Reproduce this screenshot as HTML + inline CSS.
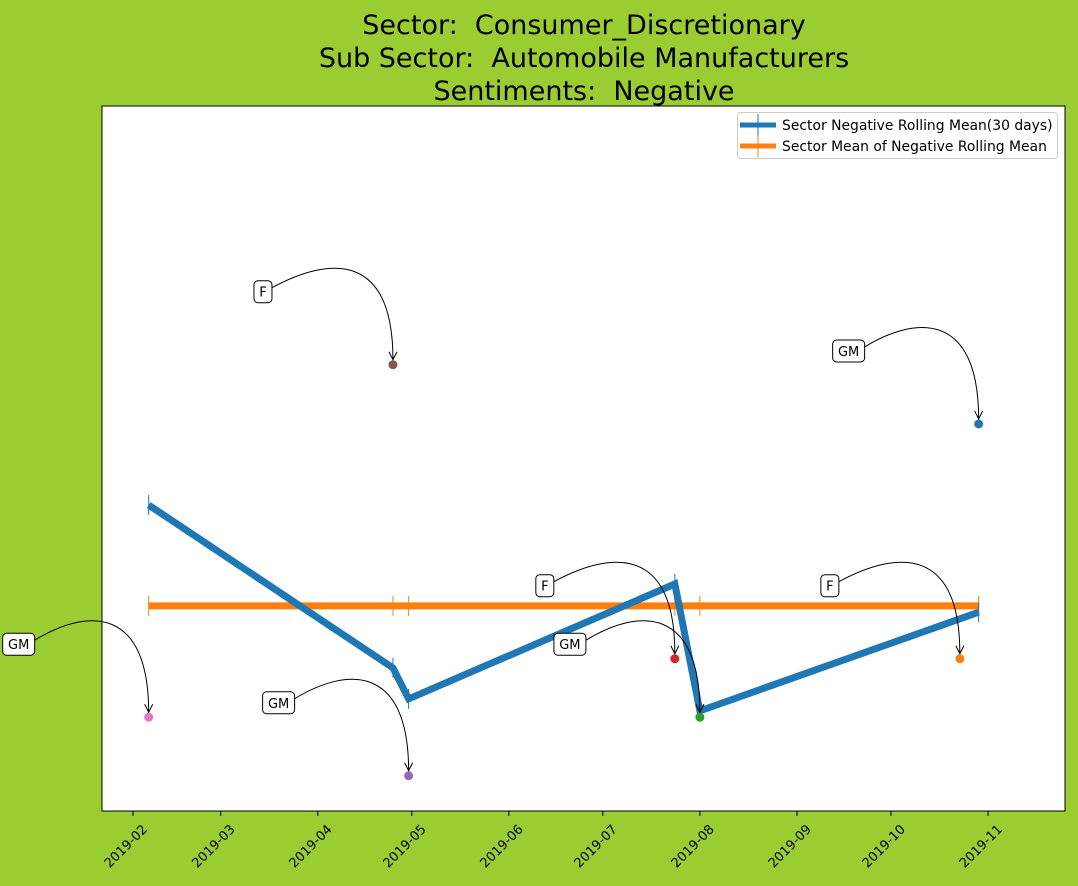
<!DOCTYPE html>
<html><head><meta charset="utf-8"><style>
body{margin:0;background:#9acd32;width:1078px;height:882px;overflow:hidden;font-family:"DejaVu Sans","Liberation Sans",sans-serif;}
text{white-space:pre;}
</style></head><body>
<svg id="chart" width="1078" height="882" xmlns="http://www.w3.org/2000/svg" font-family="DejaVu Sans, Liberation Sans, sans-serif">
<rect x="0" y="0" width="1078" height="882" fill="#9acd32"/>
<g font-size="27" text-anchor="middle" fill="#000">
<text x="584" y="34" xml:space="preserve">Sector:  Consumer_Discretionary</text>
<text x="584" y="67" xml:space="preserve">Sub Sector:  Automobile Manufacturers</text>
<text x="584" y="100" xml:space="preserve">Sentiments:  Negative</text>
</g>
<rect x="102" y="106" width="963" height="705" fill="#fff" stroke="#000" stroke-width="1"/>
<g id="xaxis"></g>
<g id="marks"></g>
<g>
<rect x="737.5" y="112.5" width="320" height="46" rx="3" fill="#fff" stroke="#ccc"/>
<line x1="740" y1="125" x2="776" y2="125" stroke="#1f77b4" stroke-width="5"/>
<line x1="758" y1="114" x2="758" y2="136" stroke="#1f77b4" stroke-width="1"/>
<text x="782" y="130" font-size="13.9">Sector Negative Rolling Mean(30 days)</text>
<line x1="740" y1="146" x2="776" y2="146" stroke="#ff7f0e" stroke-width="5"/>
<line x1="758" y1="135" x2="758" y2="157" stroke="#ff7f0e" stroke-width="1"/>
<text x="782" y="151" font-size="13.9">Sector Mean of Negative Rolling Mean</text>
</g>
</svg>
<script>
const lineDates=["2019-02-06","2019-04-25","2019-04-30","2019-07-24","2019-08-01","2019-10-29"];
const lineValues=[43.4,20.3,15.9,32.2,14.2,28.2];
const meanValue=29.1;
const pointDates=["2019-02-06","2019-04-25","2019-04-30","2019-07-24","2019-08-01","2019-10-29","2019-10-23"];
const pointValues=[13.3,63.3,5.0,21.6,13.3,54.9,21.6];
const pointLabels=["GM","F","GM","F","GM","GM","F"];
const pointColors=["#e377c2","#8c564b","#9467bd","#d62728","#2ca02c","#1f77b4","#ff7f0e"];
const tickLabels=["2019-02","2019-03","2019-04","2019-05","2019-06","2019-07","2019-08","2019-09","2019-10","2019-11"];
const NS="http://www.w3.org/2000/svg";
const t0=Date.UTC(2019,1,1);
function xs(d){const p=d.split("-");const t=Date.UTC(+p[0],+p[1]-1,p[2]?+p[2]:1);return 133+(t-t0)/86400000*3.132;}
function ys(v){return 811-v*7.05;}
function mk(tag,attrs,parent){const e=document.createElementNS(NS,tag);for(const k in attrs)e.setAttribute(k,attrs[k]);parent.appendChild(e);return e;}
const xa=document.getElementById("xaxis"),mg=document.getElementById("marks");
tickLabels.forEach(l=>{const x=xs(l);
const t=mk("line",{x1:x,y1:811,x2:x,y2:816,stroke:"#000"},xa);


const tx=mk("text",{x:0,y:0,"font-size":13,"text-anchor":"end",transform:`translate(${x+15},${830}) rotate(-45)`},xa);
tx.textContent=l;

});
const mx1=xs(lineDates[0]),mx2=xs(lineDates[lineDates.length-1]);
const ml=mk("line",{x1:mx1,y1:ys(meanValue),x2:mx2,y2:ys(meanValue),stroke:"#ff7f0e","stroke-width":7},mg);


lineDates.forEach(d=>{const x=xs(d);const e=mk("line",{x1:x,y1:ys(meanValue)-10,x2:x,y2:ys(meanValue)+10,stroke:"#ff7f0e","stroke-width":1},mg);

});
const pts=lineDates.map((d,i)=>xs(d)+","+ys(lineValues[i])).join(" ");
const pl=mk("polyline",{points:pts,fill:"none",stroke:"#1f77b4","stroke-width":7,"stroke-linejoin":"miter"},mg);


lineDates.forEach((d,i)=>{const x=xs(d),y=ys(lineValues[i]);const e=mk("line",{x1:x,y1:y-10,x2:x,y2:y+10,stroke:"#1f77b4","stroke-width":1},mg);

});
pointDates.forEach((d,i)=>{const x=xs(d),y=ys(pointValues[i]);
const c=mk("circle",{cx:x,cy:y,r:4.5,fill:pointColors[i]},mg);


const lx=x-130,ly=y-73;
const w=pointLabels[i].length>1?32:18;
const a=mk("path",{d:`M ${lx+w/2} ${ly-4} C ${x-60} ${y-110} ${x} ${y-110} ${x} ${y-5}`,fill:"none",stroke:"#000","stroke-width":1},mg);


const h=mk("path",{d:`M ${x-4} ${y-13} L ${x} ${y-5} L ${x+4} ${y-13}`,fill:"none",stroke:"#000","stroke-width":1},mg);


const b=mk("rect",{x:lx-w/2,y:ly-11,width:w,height:22,rx:4,fill:"#fff",stroke:"#000"},mg);


const t=mk("text",{x:lx,y:ly+5,"font-size":13,"text-anchor":"middle"},mg);
t.textContent=pointLabels[i];

});
</script>
</body></html>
·····
TASK GOAL
Omit every picture, then reproduce the rest of the listing exactly.

OUTPUT FOR THIS EXERCISE
Reproduce this screenshot as HTML + inline CSS.
<!DOCTYPE html>
<html><head><meta charset="utf-8"><style>
body{margin:0;background:#9acd32;width:1078px;height:882px;overflow:hidden;font-family:"DejaVu Sans","Liberation Sans",sans-serif;}
text{white-space:pre;}
</style></head><body>
<svg id="chart" width="1078" height="882" xmlns="http://www.w3.org/2000/svg" font-family="DejaVu Sans, Liberation Sans, sans-serif">
<rect x="0" y="0" width="1078" height="882" fill="#9acd32"/>
<g font-size="27" text-anchor="middle" fill="#000">
<text x="584" y="34" xml:space="preserve">Sector:  Consumer_Discretionary</text>
<text x="584" y="67" xml:space="preserve">Sub Sector:  Automobile Manufacturers</text>
<text x="584" y="100" xml:space="preserve">Sentiments:  Negative</text>
</g>
<rect x="102" y="106" width="963" height="705" fill="#fff" stroke="#000" stroke-width="1"/>
<g id="xaxis"></g>
<g id="marks"></g>
<g>
<rect x="737.5" y="112.5" width="320" height="46" rx="3" fill="#fff" stroke="#ccc"/>
<line x1="740" y1="125" x2="776" y2="125" stroke="#1f77b4" stroke-width="5"/>
<line x1="758" y1="114" x2="758" y2="136" stroke="#1f77b4" stroke-width="1"/>
<text x="782" y="130" font-size="13.9">Sector Negative Rolling Mean(30 days)</text>
<line x1="740" y1="146" x2="776" y2="146" stroke="#ff7f0e" stroke-width="5"/>
<line x1="758" y1="135" x2="758" y2="157" stroke="#ff7f0e" stroke-width="1"/>
<text x="782" y="151" font-size="13.9">Sector Mean of Negative Rolling Mean</text>
</g>
</svg>
<script>
const lineDates=["2019-02-06","2019-04-25","2019-04-30","2019-07-24","2019-08-01","2019-10-29"];
const lineValues=[43.4,20.3,15.9,32.2,14.2,28.2];
const meanValue=29.1;
const pointDates=["2019-02-06","2019-04-25","2019-04-30","2019-07-24","2019-08-01","2019-10-29","2019-10-23"];
const pointValues=[13.3,63.3,5.0,21.6,13.3,54.9,21.6];
const pointLabels=["GM","F","GM","F","GM","GM","F"];
const pointColors=["#e377c2","#8c564b","#9467bd","#d62728","#2ca02c","#1f77b4","#ff7f0e"];
const tickLabels=["2019-02","2019-03","2019-04","2019-05","2019-06","2019-07","2019-08","2019-09","2019-10","2019-11"];
const NS="http://www.w3.org/2000/svg";
const t0=Date.UTC(2019,1,1);
function xs(d){const p=d.split("-");const t=Date.UTC(+p[0],+p[1]-1,p[2]?+p[2]:1);return 133+(t-t0)/86400000*3.132;}
function ys(v){return 811-v*7.05;}
function mk(tag,attrs,parent){const e=document.createElementNS(NS,tag);for(const k in attrs)e.setAttribute(k,attrs[k]);parent.appendChild(e);return e;}
const xa=document.getElementById("xaxis"),mg=document.getElementById("marks");
tickLabels.forEach(l=>{const x=xs(l);
const t=mk("line",{x1:x,y1:811,x2:x,y2:816,stroke:"#000"},xa);


const tx=mk("text",{x:0,y:0,"font-size":13,"text-anchor":"end",transform:`translate(${x+15},${830}) rotate(-45)`},xa);
tx.textContent=l;

});
const mx1=xs(lineDates[0]),mx2=xs(lineDates[lineDates.length-1]);
const ml=mk("line",{x1:mx1,y1:ys(meanValue),x2:mx2,y2:ys(meanValue),stroke:"#ff7f0e","stroke-width":7},mg);


lineDates.forEach(d=>{const x=xs(d);const e=mk("line",{x1:x,y1:ys(meanValue)-10,x2:x,y2:ys(meanValue)+10,stroke:"#ff7f0e","stroke-width":1},mg);

});
const pts=lineDates.map((d,i)=>xs(d)+","+ys(lineValues[i])).join(" ");
const pl=mk("polyline",{points:pts,fill:"none",stroke:"#1f77b4","stroke-width":7,"stroke-linejoin":"miter"},mg);


lineDates.forEach((d,i)=>{const x=xs(d),y=ys(lineValues[i]);const e=mk("line",{x1:x,y1:y-10,x2:x,y2:y+10,stroke:"#1f77b4","stroke-width":1},mg);

});
pointDates.forEach((d,i)=>{const x=xs(d),y=ys(pointValues[i]);
const c=mk("circle",{cx:x,cy:y,r:4.5,fill:pointColors[i]},mg);


const lx=x-130,ly=y-73;
const w=pointLabels[i].length>1?32:18;
const a=mk("path",{d:`M ${lx+w/2} ${ly-4} C ${x-60} ${y-110} ${x} ${y-110} ${x} ${y-5}`,fill:"none",stroke:"#000","stroke-width":1},mg);


const h=mk("path",{d:`M ${x-4} ${y-13} L ${x} ${y-5} L ${x+4} ${y-13}`,fill:"none",stroke:"#000","stroke-width":1},mg);


const b=mk("rect",{x:lx-w/2,y:ly-11,width:w,height:22,rx:4,fill:"#fff",stroke:"#000"},mg);


const t=mk("text",{x:lx,y:ly+5,"font-size":13,"text-anchor":"middle"},mg);
t.textContent=pointLabels[i];

});
</script>
</body></html>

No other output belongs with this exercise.